§ **Work required**:
Repeat, exactly and in full, the lines of the listing below, but without any pictures.

==== Raw data

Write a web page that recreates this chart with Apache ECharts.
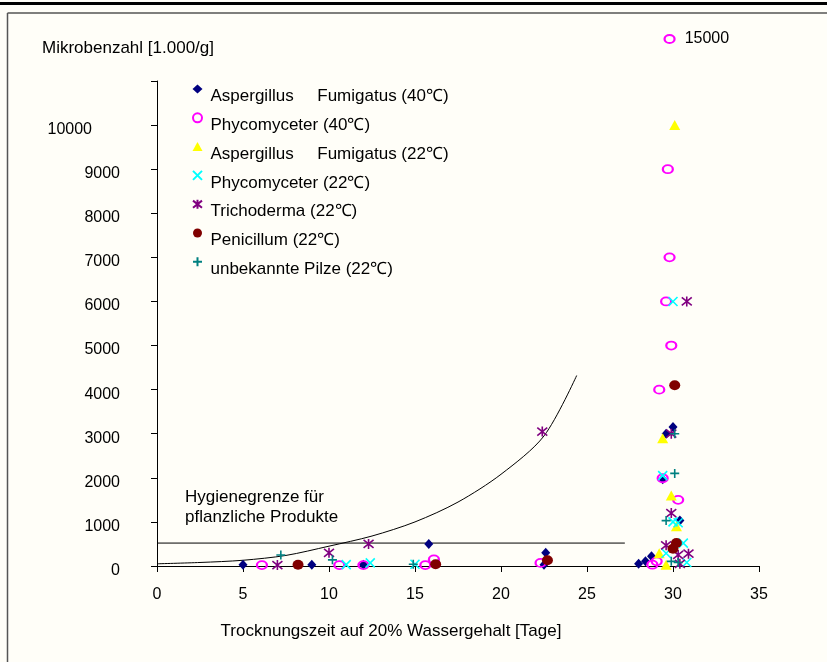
<!DOCTYPE html>
<html><head><meta charset="utf-8">
<script src="https://cdn.jsdelivr.net/npm/echarts@6/dist/echarts.min.js"></script>
<style>html,body{margin:0;padding:0;background:#fff}#c{width:827px;height:662px}</style>
</head><body><div id="c"></div>
<script>
// ---- data (day, value in 1.000/g) ----
const seriesNames = ['Aspergillus     Fumigatus (40\u2103)','Phycomyceter (40\u2103)','Aspergillus     Fumigatus (22\u2103)','Phycomyceter (22\u2103)','Trichoderma (22\u2103)','Penicillum (22\u2103)','unbekannte Pilze (22\u2103)'];
const aspergillus40 = [[5,30],[9,30],[12,30],[15.8,500],[22.6,300],[22.5,30],[28.0,50],[28.4,105],[28.75,220],[29.6,3000],[30.0,3150],[29.4,1970],[30.4,1030]];
const phyco40 = [[6.1,20],[10.6,20],[12,20],[15.6,20],[16.1,150],[22.3,70],[28.8,30],[29.05,105],[29.4,1990],[30.3,1500],[29.2,4000],[29.9,5000],[29.6,6000],[29.8,7000],[29.7,9000]];
const phyco40Outlier = [[29.8,15000]];
const aspergillus22 = [[29.6,30],[29.2,290],[30.2,900],[29.9,1600],[29.4,2900],[30.1,10000]];
const phyco22 = [[11,30],[12.4,70],[15,40],[29.6,290],[30.6,520],[30.0,1000],[30.3,980],[29.4,2050],[30.0,6000],[30.8,80]];
const tricho22 = [[7,20],[10,300],[12.3,500],[22.4,3050],[30.4,50],[30.3,250],[30.9,280],[29.6,470],[29.9,1200],[29.9,3000],[30.8,6000]];
const penic22 = [[8.2,30],[16.2,40],[22.7,130],[30.0,390],[30.2,520],[30.1,4100]];
const unbekannt22 = [[7.2,250],[10.2,140],[14.9,40],[29.9,105],[30.3,80],[29.6,1030],[30.1,2100],[30.1,3000]];
// trend curve
const curveX = [0,2.5,5,7.5,10,12.5,15,17.5,20,22.5,24.4];
const curveY = [50,80,130,240,450,680,1000,1450,2080,2950,4320];
// hygiene limit
const hygieneX = [0,27.2];
const hygieneY = [520,520];
const xTicks = [0,5,10,15,20,25,30,35];
const yTicksMax = 11000;

const FONT = '"Liberation Sans", Arial, sans-serif';
const chart = echarts.init(document.getElementById('c'));
const mk = (name, data, symbol, size, style) => ({
  name, type:'scatter', data, symbol, symbolSize:size, itemStyle:Object.assign({opacity:1},style), xAxisIndex:0, yAxisIndex:0, z:5
});
const strokeStyle = c => ({color:'transparent', borderColor:c, borderWidth:1.6});
const pathX = 'path://M0,0L10,10M10,0L0,10';
const pathStar = 'path://M0,1L10,9M10,1L0,9M5,0L5,10';
const pathPlus = 'path://M5,0L5,10M0,5L10,5';
const tStyle = (fs) => ({fontSize:fs,fontWeight:'normal',color:'#000',fontFamily:FONT});

chart.setOption({
  backgroundColor:'#fffef8',
  animation:false,
  textStyle:{fontFamily:FONT},
  grid:[
    {left:157, right:68, top:81, bottom:96},
    {left:157, right:68, top:30, height:18}
  ],
  xAxis:[
    {type:'value', gridIndex:0, min:xTicks[0], max:xTicks[xTicks.length-1], interval:5,
     axisLine:{lineStyle:{color:'#000',width:1}}, axisTick:{inside:false,length:6,lineStyle:{color:'#000'}},
     axisLabel:{color:'#000',fontSize:16,margin:21,fontFamily:FONT}, splitLine:{show:false}},
    {type:'value', gridIndex:1, min:xTicks[0], max:xTicks[xTicks.length-1], show:false}
  ],
  yAxis:[
    {type:'value', gridIndex:0, min:0, max:yTicksMax, interval:1000,
     axisLine:{show:true,lineStyle:{color:'#000',width:1}}, axisTick:{show:true,length:6,lineStyle:{color:'#000'}},
     axisLabel:{color:'#000',fontSize:16,margin:37,fontFamily:FONT,
       formatter:v=> v===yTicksMax ? '' : (v===10000 ? '{w|'+v+'}' : '{n|'+v+'}'),
       rich:{w:{fontSize:16,fontFamily:FONT,color:'#000',padding:[10,28,0,0]},
             n:{fontSize:16,fontFamily:FONT,color:'#000',padding:[9,0,0,0]}}},
     splitLine:{show:false}},
    {type:'value', gridIndex:1, min:14000, max:16000, show:false}
  ],
  legend:{
    orient:'vertical', left:192, top:73, itemGap:-3.2, itemWidth:10, itemHeight:9, padding:0,
    data:seriesNames,
    formatter:n=>'\n'+n,
    textStyle:{fontSize:17, color:'#000', fontFamily:FONT, lineHeight:15, padding:[0,0,0,3]}
  },
  title:[
    {text:'Mikrobenzahl [1.000/g]', left:42, top:40, padding:0, textStyle:tStyle(17)},
    {text:'Trocknungszeit auf 20% Wassergehalt [Tage]', left:391, top:623, padding:0, textAlign:'center', textStyle:tStyle(17)},
    {text:'Hygienegrenze f\u00fcr\npflanzliche Produkte', left:185, top:487, padding:0, textStyle:Object.assign(tStyle(17),{lineHeight:20})}
  ],
  graphic:[
    {type:'rect', shape:{x:0,y:2,width:827,height:3}, style:{fill:'#000'}, z:10},
    {type:'line', shape:{x1:7.5,y1:13,x2:827,y2:13}, style:{stroke:'#555',lineWidth:1.5}, z:10},
    {type:'line', shape:{x1:7.5,y1:13,x2:7.5,y2:662}, style:{stroke:'#555',lineWidth:1.5}, z:10}
  ],
  series:[
    {type:'line', name:'curve', data:curveX.map((x,i)=>[x,curveY[i]]), smooth:0.3, showSymbol:false, silent:true,
     lineStyle:{color:'#000',width:1}, z:2},
    {type:'line', name:'hygiene', data:hygieneX.map((x,i)=>[x,hygieneY[i]]), showSymbol:false, silent:true,
     lineStyle:{color:'#000',width:1}, z:2},
    mk(seriesNames[0], aspergillus40, 'diamond', [9,10], {color:'#000080'}),
    mk(seriesNames[1], phyco40, 'circle', [10,8], {color:'transparent',borderColor:'#ff00ff',borderWidth:2}),
    mk(seriesNames[2], aspergillus22, 'triangle', [11,10], {color:'#ffff00'}),
    mk(seriesNames[3], phyco22, pathX, [9,9], strokeStyle('#00ffff')),
    mk(seriesNames[4], tricho22, pathStar, [10,10], strokeStyle('#800080')),
    mk(seriesNames[5], penic22, 'circle', [11,10], {color:'#800000'}),
    mk(seriesNames[6], unbekannt22, pathPlus, [9,9], strokeStyle('#008080')),
    {type:'scatter', name:seriesNames[1], xAxisIndex:1, yAxisIndex:1, data:phyco40Outlier,
     symbol:'circle', symbolSize:[10,8], itemStyle:{opacity:1,color:'transparent',borderColor:'#ff00ff',borderWidth:2},
     label:{show:true, position:'right', distance:9, formatter:p=>String(p.value[1]), color:'#000', fontSize:16, fontFamily:FONT}}
  ]
});
</script></body></html>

========

§ **Result of the task**:
Write a web page that recreates this chart with Apache ECharts.
<!DOCTYPE html>
<html><head><meta charset="utf-8">
<script src="https://cdn.jsdelivr.net/npm/echarts@6/dist/echarts.min.js"></script>
<style>html,body{margin:0;padding:0;background:#fff}#c{width:827px;height:662px}</style>
</head><body><div id="c"></div>
<script>
// ---- data (day, value in 1.000/g) ----
const seriesNames = ['Aspergillus     Fumigatus (40\u2103)','Phycomyceter (40\u2103)','Aspergillus     Fumigatus (22\u2103)','Phycomyceter (22\u2103)','Trichoderma (22\u2103)','Penicillum (22\u2103)','unbekannte Pilze (22\u2103)'];
const aspergillus40 = [[5,30],[9,30],[12,30],[15.8,500],[22.6,300],[22.5,30],[28.0,50],[28.4,105],[28.75,220],[29.6,3000],[30.0,3150],[29.4,1970],[30.4,1030]];
const phyco40 = [[6.1,20],[10.6,20],[12,20],[15.6,20],[16.1,150],[22.3,70],[28.8,30],[29.05,105],[29.4,1990],[30.3,1500],[29.2,4000],[29.9,5000],[29.6,6000],[29.8,7000],[29.7,9000]];
const phyco40Outlier = [[29.8,15000]];
const aspergillus22 = [[29.6,30],[29.2,290],[30.2,900],[29.9,1600],[29.4,2900],[30.1,10000]];
const phyco22 = [[11,30],[12.4,70],[15,40],[29.6,290],[30.6,520],[30.0,1000],[30.3,980],[29.4,2050],[30.0,6000],[30.8,80]];
const tricho22 = [[7,20],[10,300],[12.3,500],[22.4,3050],[30.4,50],[30.3,250],[30.9,280],[29.6,470],[29.9,1200],[29.9,3000],[30.8,6000]];
const penic22 = [[8.2,30],[16.2,40],[22.7,130],[30.0,390],[30.2,520],[30.1,4100]];
const unbekannt22 = [[7.2,250],[10.2,140],[14.9,40],[29.9,105],[30.3,80],[29.6,1030],[30.1,2100],[30.1,3000]];
// trend curve
const curveX = [0,2.5,5,7.5,10,12.5,15,17.5,20,22.5,24.4];
const curveY = [50,80,130,240,450,680,1000,1450,2080,2950,4320];
// hygiene limit
const hygieneX = [0,27.2];
const hygieneY = [520,520];
const xTicks = [0,5,10,15,20,25,30,35];
const yTicksMax = 11000;

const FONT = '"Liberation Sans", Arial, sans-serif';
const chart = echarts.init(document.getElementById('c'));
const mk = (name, data, symbol, size, style) => ({
  name, type:'scatter', data, symbol, symbolSize:size, itemStyle:Object.assign({opacity:1},style), xAxisIndex:0, yAxisIndex:0, z:5
});
const strokeStyle = c => ({color:'transparent', borderColor:c, borderWidth:1.6});
const pathX = 'path://M0,0L10,10M10,0L0,10';
const pathStar = 'path://M0,1L10,9M10,1L0,9M5,0L5,10';
const pathPlus = 'path://M5,0L5,10M0,5L10,5';
const tStyle = (fs) => ({fontSize:fs,fontWeight:'normal',color:'#000',fontFamily:FONT});

chart.setOption({
  backgroundColor:'#fffef8',
  animation:false,
  textStyle:{fontFamily:FONT},
  grid:[
    {left:157, right:68, top:81, bottom:96},
    {left:157, right:68, top:30, height:18}
  ],
  xAxis:[
    {type:'value', gridIndex:0, min:xTicks[0], max:xTicks[xTicks.length-1], interval:5,
     axisLine:{lineStyle:{color:'#000',width:1}}, axisTick:{inside:false,length:6,lineStyle:{color:'#000'}},
     axisLabel:{color:'#000',fontSize:16,margin:21,fontFamily:FONT}, splitLine:{show:false}},
    {type:'value', gridIndex:1, min:xTicks[0], max:xTicks[xTicks.length-1], show:false}
  ],
  yAxis:[
    {type:'value', gridIndex:0, min:0, max:yTicksMax, interval:1000,
     axisLine:{show:true,lineStyle:{color:'#000',width:1}}, axisTick:{show:true,length:6,lineStyle:{color:'#000'}},
     axisLabel:{color:'#000',fontSize:16,margin:37,fontFamily:FONT,
       formatter:v=> v===yTicksMax ? '' : (v===10000 ? '{w|'+v+'}' : '{n|'+v+'}'),
       rich:{w:{fontSize:16,fontFamily:FONT,color:'#000',padding:[10,28,0,0]},
             n:{fontSize:16,fontFamily:FONT,color:'#000',padding:[9,0,0,0]}}},
     splitLine:{show:false}},
    {type:'value', gridIndex:1, min:14000, max:16000, show:false}
  ],
  legend:{
    orient:'vertical', left:192, top:73, itemGap:-3.2, itemWidth:10, itemHeight:9, padding:0,
    data:seriesNames,
    formatter:n=>'\n'+n,
    textStyle:{fontSize:17, color:'#000', fontFamily:FONT, lineHeight:15, padding:[0,0,0,3]}
  },
  title:[
    {text:'Mikrobenzahl [1.000/g]', left:42, top:40, padding:0, textStyle:tStyle(17)},
    {text:'Trocknungszeit auf 20% Wassergehalt [Tage]', left:391, top:623, padding:0, textAlign:'center', textStyle:tStyle(17)},
    {text:'Hygienegrenze f\u00fcr\npflanzliche Produkte', left:185, top:487, padding:0, textStyle:Object.assign(tStyle(17),{lineHeight:20})}
  ],
  graphic:[
    {type:'rect', shape:{x:0,y:2,width:827,height:3}, style:{fill:'#000'}, z:10},
    {type:'line', shape:{x1:7.5,y1:13,x2:827,y2:13}, style:{stroke:'#555',lineWidth:1.5}, z:10},
    {type:'line', shape:{x1:7.5,y1:13,x2:7.5,y2:662}, style:{stroke:'#555',lineWidth:1.5}, z:10}
  ],
  series:[
    {type:'line', name:'curve', data:curveX.map((x,i)=>[x,curveY[i]]), smooth:0.3, showSymbol:false, silent:true,
     lineStyle:{color:'#000',width:1}, z:2},
    {type:'line', name:'hygiene', data:hygieneX.map((x,i)=>[x,hygieneY[i]]), showSymbol:false, silent:true,
     lineStyle:{color:'#000',width:1}, z:2},
    mk(seriesNames[0], aspergillus40, 'diamond', [9,10], {color:'#000080'}),
    mk(seriesNames[1], phyco40, 'circle', [10,8], {color:'transparent',borderColor:'#ff00ff',borderWidth:2}),
    mk(seriesNames[2], aspergillus22, 'triangle', [11,10], {color:'#ffff00'}),
    mk(seriesNames[3], phyco22, pathX, [9,9], strokeStyle('#00ffff')),
    mk(seriesNames[4], tricho22, pathStar, [10,10], strokeStyle('#800080')),
    mk(seriesNames[5], penic22, 'circle', [11,10], {color:'#800000'}),
    mk(seriesNames[6], unbekannt22, pathPlus, [9,9], strokeStyle('#008080')),
    {type:'scatter', name:seriesNames[1], xAxisIndex:1, yAxisIndex:1, data:phyco40Outlier,
     symbol:'circle', symbolSize:[10,8], itemStyle:{opacity:1,color:'transparent',borderColor:'#ff00ff',borderWidth:2},
     label:{show:true, position:'right', distance:9, formatter:p=>String(p.value[1]), color:'#000', fontSize:16, fontFamily:FONT}}
  ]
});
</script></body></html>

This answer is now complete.